**What you will do:**
Search the material for the string "React" and copy each line where it occurs.

**Entries shown:**
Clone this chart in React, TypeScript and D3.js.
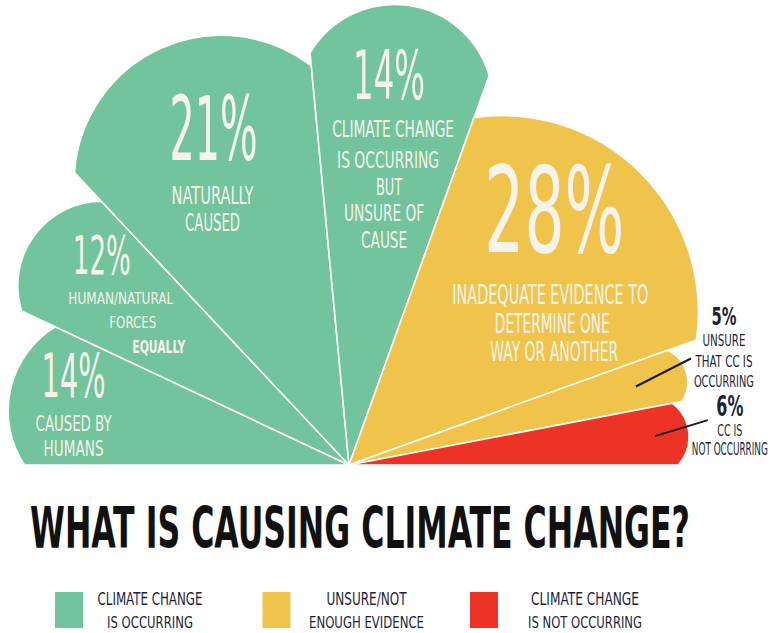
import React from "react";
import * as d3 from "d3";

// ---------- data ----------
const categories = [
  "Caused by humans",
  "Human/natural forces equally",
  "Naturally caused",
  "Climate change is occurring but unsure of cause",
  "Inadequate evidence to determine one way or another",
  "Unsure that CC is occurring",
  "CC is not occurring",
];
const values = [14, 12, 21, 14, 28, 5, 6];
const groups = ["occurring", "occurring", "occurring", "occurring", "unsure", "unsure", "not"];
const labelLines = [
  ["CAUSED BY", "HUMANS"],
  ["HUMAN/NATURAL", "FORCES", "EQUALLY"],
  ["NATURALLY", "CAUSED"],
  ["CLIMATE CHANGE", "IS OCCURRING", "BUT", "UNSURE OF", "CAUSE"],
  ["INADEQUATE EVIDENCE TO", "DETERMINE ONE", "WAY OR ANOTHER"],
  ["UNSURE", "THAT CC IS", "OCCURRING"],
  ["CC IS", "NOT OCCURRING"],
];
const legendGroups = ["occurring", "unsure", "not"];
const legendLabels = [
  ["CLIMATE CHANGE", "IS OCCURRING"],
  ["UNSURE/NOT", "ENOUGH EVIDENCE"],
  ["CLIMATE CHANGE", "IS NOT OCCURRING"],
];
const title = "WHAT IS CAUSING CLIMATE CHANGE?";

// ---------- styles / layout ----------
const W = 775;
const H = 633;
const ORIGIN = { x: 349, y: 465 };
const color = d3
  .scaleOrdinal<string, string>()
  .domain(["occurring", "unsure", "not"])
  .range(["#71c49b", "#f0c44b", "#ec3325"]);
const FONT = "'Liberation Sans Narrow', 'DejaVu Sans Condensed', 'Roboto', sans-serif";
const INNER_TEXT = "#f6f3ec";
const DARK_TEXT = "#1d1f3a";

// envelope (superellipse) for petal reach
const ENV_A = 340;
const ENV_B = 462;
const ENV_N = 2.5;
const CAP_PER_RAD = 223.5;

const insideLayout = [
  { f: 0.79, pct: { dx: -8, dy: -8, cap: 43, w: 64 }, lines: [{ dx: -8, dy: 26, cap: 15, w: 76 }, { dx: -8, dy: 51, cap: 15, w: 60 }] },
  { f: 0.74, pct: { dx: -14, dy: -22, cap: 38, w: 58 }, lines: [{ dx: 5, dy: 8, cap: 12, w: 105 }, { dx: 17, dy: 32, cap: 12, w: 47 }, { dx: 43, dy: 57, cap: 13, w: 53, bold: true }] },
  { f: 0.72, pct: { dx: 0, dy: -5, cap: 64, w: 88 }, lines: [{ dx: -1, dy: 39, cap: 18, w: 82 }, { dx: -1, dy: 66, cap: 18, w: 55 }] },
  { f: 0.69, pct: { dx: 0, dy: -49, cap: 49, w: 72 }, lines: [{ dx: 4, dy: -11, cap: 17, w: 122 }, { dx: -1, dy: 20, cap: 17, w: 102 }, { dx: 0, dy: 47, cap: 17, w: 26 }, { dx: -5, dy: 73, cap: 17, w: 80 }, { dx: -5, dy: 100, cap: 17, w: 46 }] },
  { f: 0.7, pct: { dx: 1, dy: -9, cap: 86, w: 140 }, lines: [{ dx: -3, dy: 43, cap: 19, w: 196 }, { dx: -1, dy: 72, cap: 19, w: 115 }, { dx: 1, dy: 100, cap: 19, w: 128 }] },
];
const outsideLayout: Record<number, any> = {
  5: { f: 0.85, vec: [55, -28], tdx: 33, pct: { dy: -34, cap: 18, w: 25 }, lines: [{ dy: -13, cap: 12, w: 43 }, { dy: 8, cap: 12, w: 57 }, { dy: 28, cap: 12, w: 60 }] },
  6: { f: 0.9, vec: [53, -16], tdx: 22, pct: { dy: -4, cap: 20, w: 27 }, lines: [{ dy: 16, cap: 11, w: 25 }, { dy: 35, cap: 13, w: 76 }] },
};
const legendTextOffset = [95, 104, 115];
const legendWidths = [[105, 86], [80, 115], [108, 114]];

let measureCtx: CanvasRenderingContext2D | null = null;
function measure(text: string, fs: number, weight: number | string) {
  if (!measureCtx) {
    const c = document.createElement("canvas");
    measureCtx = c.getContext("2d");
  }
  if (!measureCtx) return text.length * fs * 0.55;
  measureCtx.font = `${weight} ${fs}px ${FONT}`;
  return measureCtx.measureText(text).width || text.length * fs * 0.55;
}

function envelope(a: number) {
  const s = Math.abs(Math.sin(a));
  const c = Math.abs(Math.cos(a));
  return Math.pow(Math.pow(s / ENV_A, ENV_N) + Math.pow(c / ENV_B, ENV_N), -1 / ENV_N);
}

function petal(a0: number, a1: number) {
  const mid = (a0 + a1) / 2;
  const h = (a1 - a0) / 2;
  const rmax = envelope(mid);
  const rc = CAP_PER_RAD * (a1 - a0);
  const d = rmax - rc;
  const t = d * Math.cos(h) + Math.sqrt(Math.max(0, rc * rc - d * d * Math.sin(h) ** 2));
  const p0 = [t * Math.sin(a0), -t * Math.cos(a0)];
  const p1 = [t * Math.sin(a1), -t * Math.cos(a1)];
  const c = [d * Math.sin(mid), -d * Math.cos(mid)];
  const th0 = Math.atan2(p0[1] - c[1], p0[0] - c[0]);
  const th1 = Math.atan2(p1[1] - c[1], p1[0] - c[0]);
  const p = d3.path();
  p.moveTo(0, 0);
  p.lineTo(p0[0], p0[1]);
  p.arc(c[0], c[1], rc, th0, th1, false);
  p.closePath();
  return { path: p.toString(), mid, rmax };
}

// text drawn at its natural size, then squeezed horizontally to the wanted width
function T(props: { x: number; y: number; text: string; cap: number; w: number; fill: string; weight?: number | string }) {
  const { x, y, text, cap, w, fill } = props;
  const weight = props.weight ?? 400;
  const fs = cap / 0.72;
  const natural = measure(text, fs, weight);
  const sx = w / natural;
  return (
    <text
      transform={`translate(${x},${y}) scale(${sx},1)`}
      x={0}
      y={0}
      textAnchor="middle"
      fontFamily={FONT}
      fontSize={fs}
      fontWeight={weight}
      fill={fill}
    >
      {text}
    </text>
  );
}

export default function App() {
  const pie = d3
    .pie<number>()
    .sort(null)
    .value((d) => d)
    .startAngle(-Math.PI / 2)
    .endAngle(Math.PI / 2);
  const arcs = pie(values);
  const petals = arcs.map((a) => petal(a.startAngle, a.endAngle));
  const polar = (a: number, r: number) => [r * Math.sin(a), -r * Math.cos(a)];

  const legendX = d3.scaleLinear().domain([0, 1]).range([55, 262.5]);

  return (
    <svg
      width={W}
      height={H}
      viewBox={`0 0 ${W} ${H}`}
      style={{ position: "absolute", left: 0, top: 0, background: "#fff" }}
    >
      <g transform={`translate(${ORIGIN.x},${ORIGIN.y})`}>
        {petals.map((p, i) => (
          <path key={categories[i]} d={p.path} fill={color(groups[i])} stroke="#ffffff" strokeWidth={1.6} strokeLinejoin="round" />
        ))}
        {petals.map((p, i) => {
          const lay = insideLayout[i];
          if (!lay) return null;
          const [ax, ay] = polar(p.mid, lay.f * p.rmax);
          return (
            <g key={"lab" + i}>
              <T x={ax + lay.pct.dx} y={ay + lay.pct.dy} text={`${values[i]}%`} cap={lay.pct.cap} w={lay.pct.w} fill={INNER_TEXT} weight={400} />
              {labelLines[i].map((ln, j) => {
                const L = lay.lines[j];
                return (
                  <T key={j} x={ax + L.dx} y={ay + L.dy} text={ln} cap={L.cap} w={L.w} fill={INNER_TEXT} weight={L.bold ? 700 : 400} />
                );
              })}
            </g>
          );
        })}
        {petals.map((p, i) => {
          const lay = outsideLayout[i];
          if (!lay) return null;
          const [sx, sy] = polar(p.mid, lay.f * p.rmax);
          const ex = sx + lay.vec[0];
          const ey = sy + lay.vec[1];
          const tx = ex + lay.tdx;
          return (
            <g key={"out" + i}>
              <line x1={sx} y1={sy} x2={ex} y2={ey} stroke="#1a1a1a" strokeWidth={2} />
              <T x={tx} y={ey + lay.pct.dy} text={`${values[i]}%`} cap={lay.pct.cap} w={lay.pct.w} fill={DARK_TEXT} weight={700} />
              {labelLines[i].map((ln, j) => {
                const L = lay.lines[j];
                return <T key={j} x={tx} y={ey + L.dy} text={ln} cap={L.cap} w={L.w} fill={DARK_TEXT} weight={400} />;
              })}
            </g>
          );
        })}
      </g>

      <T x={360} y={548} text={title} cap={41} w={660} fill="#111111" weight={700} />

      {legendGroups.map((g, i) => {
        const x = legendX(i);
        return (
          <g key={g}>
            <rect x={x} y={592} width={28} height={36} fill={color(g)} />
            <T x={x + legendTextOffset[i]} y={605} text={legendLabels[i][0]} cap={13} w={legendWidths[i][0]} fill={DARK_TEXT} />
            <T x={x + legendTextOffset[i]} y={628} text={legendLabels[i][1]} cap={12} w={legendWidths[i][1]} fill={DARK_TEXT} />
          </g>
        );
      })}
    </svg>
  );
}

---

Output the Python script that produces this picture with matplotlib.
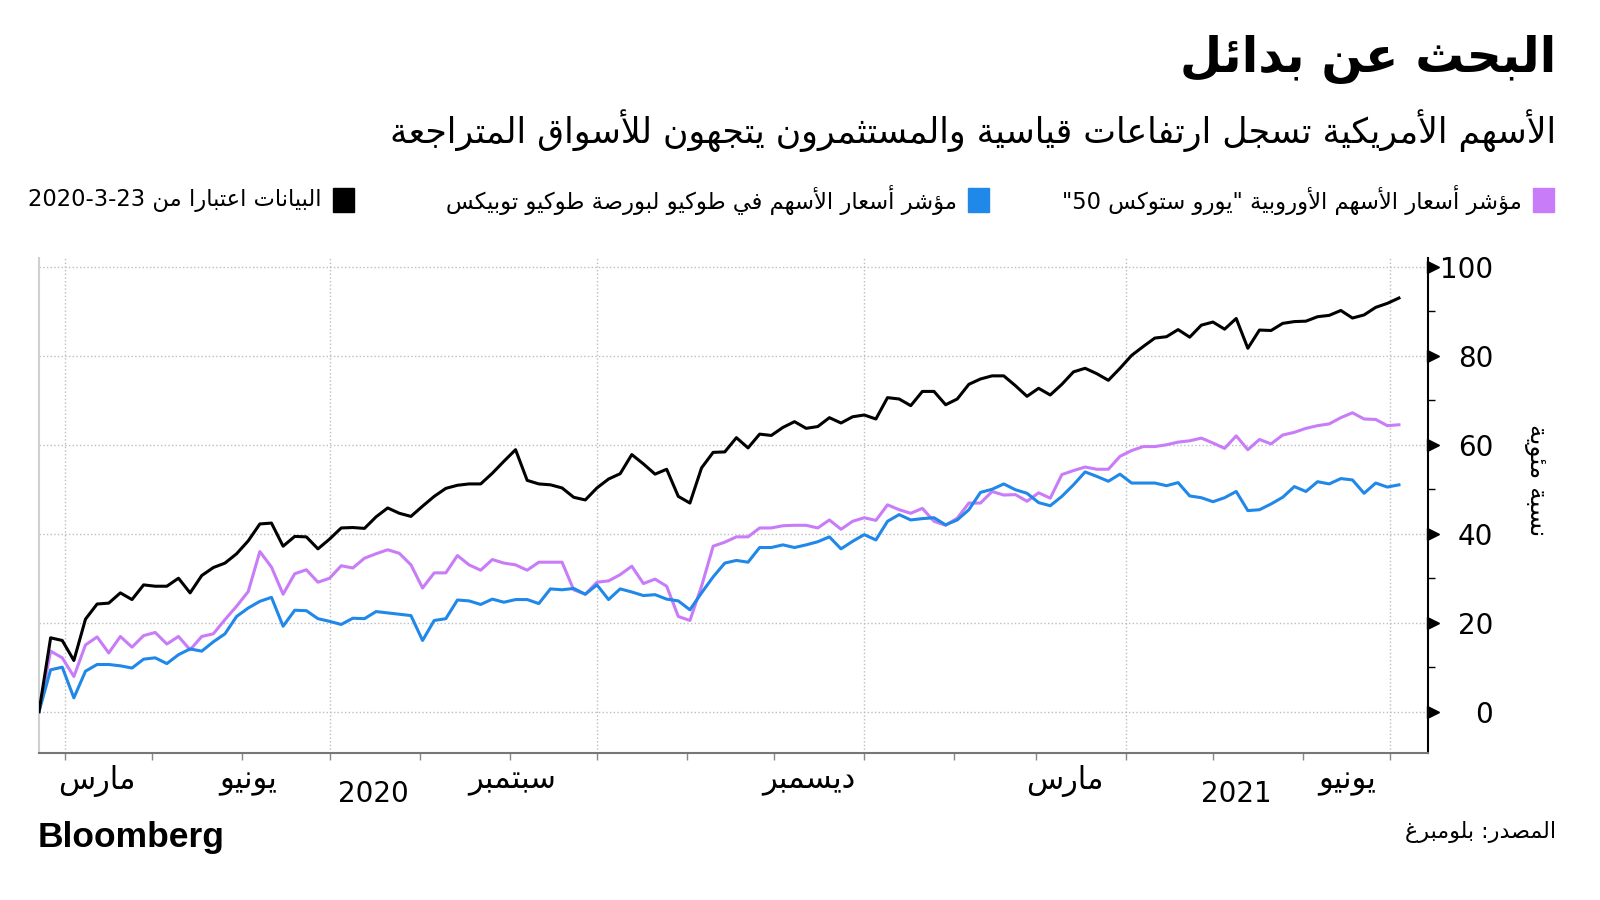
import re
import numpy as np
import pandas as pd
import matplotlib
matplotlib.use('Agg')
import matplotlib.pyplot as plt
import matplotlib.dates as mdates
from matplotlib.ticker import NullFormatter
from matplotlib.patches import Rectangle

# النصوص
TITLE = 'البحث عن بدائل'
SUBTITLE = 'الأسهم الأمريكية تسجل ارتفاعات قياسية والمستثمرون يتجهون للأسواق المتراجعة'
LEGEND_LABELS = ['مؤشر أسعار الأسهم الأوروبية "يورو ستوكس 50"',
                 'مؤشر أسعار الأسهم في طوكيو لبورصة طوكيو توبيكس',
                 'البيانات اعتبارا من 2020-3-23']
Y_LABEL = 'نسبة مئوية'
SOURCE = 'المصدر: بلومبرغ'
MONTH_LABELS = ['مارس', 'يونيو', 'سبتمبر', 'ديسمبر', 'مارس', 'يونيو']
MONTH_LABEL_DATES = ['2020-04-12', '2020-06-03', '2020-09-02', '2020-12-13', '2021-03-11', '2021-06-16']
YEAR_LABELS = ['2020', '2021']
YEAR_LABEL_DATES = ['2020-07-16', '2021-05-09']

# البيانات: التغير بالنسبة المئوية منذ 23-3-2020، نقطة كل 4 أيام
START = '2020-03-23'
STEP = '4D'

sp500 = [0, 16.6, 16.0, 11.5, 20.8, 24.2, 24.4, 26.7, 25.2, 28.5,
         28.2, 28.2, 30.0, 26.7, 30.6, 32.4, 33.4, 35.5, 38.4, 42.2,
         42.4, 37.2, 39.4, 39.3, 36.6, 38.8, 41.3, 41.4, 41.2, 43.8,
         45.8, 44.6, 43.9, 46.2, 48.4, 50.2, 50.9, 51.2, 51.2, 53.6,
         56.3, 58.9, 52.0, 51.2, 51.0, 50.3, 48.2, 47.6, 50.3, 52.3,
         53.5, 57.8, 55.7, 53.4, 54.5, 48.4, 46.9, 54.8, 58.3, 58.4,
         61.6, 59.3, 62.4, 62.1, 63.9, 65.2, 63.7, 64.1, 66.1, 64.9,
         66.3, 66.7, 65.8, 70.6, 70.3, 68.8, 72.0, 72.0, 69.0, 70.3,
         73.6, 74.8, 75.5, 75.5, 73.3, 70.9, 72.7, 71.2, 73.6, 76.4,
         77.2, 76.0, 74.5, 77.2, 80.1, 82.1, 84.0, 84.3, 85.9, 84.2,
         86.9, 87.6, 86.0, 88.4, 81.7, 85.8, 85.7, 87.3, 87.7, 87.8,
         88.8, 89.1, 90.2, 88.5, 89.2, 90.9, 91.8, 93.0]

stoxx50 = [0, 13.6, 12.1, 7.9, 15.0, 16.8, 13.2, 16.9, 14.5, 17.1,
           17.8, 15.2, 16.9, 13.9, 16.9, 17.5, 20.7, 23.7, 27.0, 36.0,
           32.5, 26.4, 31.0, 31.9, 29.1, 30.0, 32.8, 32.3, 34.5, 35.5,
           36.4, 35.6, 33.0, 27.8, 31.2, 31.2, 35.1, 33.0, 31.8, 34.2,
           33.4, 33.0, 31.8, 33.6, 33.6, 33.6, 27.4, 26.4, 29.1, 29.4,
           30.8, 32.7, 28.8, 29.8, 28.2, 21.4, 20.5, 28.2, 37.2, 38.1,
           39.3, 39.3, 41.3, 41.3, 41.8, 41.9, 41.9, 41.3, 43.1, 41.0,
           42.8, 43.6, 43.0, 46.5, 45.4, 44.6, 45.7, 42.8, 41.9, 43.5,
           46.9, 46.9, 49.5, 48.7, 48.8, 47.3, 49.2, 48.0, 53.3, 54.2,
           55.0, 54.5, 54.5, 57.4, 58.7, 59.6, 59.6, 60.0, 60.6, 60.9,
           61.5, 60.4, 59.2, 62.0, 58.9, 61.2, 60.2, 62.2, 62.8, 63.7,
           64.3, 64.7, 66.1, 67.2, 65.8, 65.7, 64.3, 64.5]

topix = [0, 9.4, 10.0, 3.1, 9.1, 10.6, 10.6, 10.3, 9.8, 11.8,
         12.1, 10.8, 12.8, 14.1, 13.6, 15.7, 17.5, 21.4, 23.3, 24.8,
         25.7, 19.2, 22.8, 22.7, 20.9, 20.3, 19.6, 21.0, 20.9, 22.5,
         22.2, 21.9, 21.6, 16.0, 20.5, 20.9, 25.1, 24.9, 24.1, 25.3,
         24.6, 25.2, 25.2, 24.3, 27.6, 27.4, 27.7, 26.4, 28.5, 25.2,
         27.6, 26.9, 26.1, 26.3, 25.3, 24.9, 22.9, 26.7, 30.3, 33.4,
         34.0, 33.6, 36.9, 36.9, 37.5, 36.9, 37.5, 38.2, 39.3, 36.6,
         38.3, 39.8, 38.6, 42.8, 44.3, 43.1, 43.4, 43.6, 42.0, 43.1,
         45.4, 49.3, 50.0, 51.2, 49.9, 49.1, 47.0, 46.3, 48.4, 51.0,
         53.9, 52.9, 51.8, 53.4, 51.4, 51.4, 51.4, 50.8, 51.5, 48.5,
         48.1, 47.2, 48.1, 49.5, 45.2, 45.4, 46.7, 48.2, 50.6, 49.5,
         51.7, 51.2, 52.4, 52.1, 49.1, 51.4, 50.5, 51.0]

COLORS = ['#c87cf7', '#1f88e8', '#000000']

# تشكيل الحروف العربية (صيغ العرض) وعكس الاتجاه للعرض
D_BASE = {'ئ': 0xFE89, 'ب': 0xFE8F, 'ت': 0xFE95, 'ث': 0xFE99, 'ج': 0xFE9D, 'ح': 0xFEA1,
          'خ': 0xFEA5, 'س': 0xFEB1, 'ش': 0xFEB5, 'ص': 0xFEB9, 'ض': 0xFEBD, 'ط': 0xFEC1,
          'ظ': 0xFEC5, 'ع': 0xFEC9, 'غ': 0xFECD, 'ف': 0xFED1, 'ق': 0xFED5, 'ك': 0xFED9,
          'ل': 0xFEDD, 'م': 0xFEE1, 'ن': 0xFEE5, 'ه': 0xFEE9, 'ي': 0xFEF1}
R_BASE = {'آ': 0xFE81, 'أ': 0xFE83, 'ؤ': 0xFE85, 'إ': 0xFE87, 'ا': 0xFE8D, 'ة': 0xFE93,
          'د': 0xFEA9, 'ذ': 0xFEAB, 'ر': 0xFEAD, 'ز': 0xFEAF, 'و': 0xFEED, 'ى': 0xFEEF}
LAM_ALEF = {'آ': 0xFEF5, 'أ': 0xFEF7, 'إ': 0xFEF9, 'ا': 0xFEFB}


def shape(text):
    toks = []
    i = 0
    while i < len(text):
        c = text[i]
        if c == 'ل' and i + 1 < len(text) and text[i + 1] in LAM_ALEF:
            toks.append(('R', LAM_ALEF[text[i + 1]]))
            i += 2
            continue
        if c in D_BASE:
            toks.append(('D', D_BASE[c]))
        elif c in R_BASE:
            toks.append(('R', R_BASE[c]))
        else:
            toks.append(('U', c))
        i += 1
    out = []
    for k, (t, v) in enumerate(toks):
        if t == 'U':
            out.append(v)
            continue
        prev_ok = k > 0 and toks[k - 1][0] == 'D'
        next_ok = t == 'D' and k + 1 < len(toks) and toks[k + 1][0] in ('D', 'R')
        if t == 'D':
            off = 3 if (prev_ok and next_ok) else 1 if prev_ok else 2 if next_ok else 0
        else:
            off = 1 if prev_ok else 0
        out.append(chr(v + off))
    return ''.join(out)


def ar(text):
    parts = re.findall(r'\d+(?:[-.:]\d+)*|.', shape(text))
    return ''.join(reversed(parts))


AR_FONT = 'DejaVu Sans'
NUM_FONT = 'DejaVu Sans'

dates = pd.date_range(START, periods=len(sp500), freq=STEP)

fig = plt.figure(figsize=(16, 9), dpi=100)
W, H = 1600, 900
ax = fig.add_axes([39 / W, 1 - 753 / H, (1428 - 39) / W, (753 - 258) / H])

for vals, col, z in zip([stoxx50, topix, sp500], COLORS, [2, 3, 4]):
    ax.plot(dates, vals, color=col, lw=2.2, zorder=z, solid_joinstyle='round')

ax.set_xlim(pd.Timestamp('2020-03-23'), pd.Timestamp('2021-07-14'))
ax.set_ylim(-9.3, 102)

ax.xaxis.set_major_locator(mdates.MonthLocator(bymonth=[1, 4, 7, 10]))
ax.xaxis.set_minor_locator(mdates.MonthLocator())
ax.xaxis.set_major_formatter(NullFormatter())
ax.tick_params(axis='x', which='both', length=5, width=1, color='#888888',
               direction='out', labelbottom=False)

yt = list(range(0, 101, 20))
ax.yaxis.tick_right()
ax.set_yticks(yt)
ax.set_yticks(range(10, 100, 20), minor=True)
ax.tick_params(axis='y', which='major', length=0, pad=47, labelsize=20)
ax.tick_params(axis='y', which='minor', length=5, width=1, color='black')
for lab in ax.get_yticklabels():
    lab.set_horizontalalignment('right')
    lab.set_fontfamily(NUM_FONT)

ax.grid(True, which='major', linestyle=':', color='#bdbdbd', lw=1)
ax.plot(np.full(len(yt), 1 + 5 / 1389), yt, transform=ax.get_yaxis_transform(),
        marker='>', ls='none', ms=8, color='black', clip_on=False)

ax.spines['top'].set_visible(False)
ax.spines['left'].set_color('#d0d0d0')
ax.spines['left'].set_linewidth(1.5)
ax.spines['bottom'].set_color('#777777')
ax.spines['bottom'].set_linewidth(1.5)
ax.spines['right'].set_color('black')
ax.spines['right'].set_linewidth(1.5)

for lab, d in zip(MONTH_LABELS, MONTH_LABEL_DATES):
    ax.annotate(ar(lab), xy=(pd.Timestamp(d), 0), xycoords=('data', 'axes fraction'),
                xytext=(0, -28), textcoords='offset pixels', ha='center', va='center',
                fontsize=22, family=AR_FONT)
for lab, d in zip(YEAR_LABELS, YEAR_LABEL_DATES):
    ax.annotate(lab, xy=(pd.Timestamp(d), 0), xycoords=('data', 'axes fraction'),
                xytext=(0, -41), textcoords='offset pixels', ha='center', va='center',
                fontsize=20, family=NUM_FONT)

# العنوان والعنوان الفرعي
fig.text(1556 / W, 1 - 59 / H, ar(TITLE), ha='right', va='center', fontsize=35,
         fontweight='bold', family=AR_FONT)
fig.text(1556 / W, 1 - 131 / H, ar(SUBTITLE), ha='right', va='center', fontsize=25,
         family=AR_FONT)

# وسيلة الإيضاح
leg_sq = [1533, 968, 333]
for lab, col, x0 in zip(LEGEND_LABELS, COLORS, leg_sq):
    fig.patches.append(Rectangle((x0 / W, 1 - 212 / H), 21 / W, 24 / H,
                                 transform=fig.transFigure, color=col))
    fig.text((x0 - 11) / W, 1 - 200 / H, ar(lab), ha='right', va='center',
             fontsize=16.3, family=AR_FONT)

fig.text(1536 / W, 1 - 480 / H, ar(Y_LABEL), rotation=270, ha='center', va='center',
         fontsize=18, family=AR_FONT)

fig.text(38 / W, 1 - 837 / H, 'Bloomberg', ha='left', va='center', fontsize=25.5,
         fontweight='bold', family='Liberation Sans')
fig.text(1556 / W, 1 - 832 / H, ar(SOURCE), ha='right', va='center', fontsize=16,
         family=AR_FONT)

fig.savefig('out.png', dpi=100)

**The result:**
Clone this chart in React, TypeScript and D3.js.
import React from "react";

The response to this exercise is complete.